ABOAB, ISAAC II (1433–1493), rabbinical scholar. Known as the "last gaon of Castile," Aboab was a disciple of Isaac *Canpanton and head of the Toledo Yeshivah. Joseph *Caro refers to him as one of the greatest scholars of his time. During the final years before the expulsion from Spain he headed a yeshivah in Guadalajara, where, in 1491, Isaac *Abrabanel studied with him. When the edict of expulsion was issued against the Jews of Spain in 1492, Aboab and other prominent Jews went to Portugal to negotiate with King João ii regarding the admission of a number of Spanish exiles into his country. He and 30 other householders were authorized to settle in Oporto where he died seven months later; a eulogy was delivered by his pupil Abraham Zacuto. He had two sons: jacob, who ultimately settled in Constantinople where he published in 1538 his father's Nehar Pishon, and abraham, one of the forced converts of 1497 who retained their Jewish loyalties in secret.

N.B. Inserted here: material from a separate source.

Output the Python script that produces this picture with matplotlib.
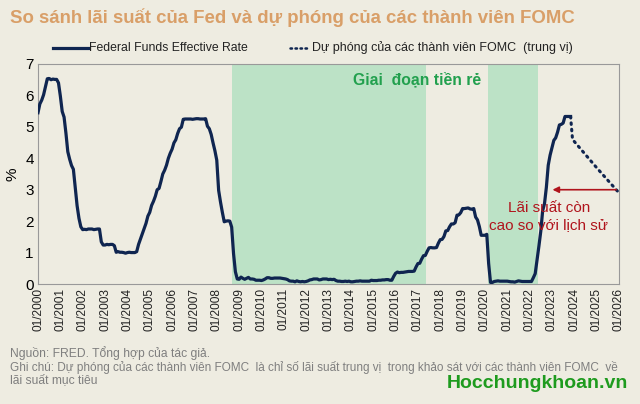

Abraham adopted the name Duarte Dias, and many of his descendants returned to Judaism (see *Aboab Family). Isaac Aboab's published works include the following: (1) a super-commentary on Naḥmanides' commentary on the Pentateuch (Constantinople, 1525; Venice, 1548, etc.); (2) Nehar Pishon, homilies on the Pentateuch and other biblical books, edited by his son Jacob (Constantinople, 1538); (3) talmudic excursuses (Shitot) and novellae (those to Beẓah were published in the responsa of Moses Galante (Venice, 1608) and Sefer Shitot ha-Kadmonim (1959); those to Bava Meẓia are quoted by Bezalel Ashkenazi in his Shitah Mekubbeẓet); (4) responsa, appended to Sheva Einayim (Leghorn, 1745). Oxford and Cambridge manuscripts contain some of his novellae (on Ketubbot and Kiddushin), as well as homilies. A commentary on Jacob b. Asher's Arba'ah Turim, quoted and used by Joseph Caro and later authorities, and a commentary on Rashi (on the Pentateuch), as well as many responsa, are no longer extant.

bibliography:

Graetz, Gesch, 82 (c. 19004), 218, 330, 348; Weiss, Dor, 5 (19044); Loewenstein, in: mgwj, 48 (1904), 663–6; Roth, in: jqr, 23 (1932/33), 121–62; A. Marx, Studies in Jewish History and Booklore (1944), 80, 85, 88–89, 431–2; idem, in: jqr, 20 (1907/08), 240–71 (add. and corr., ibid., 2 (1911), 237–8).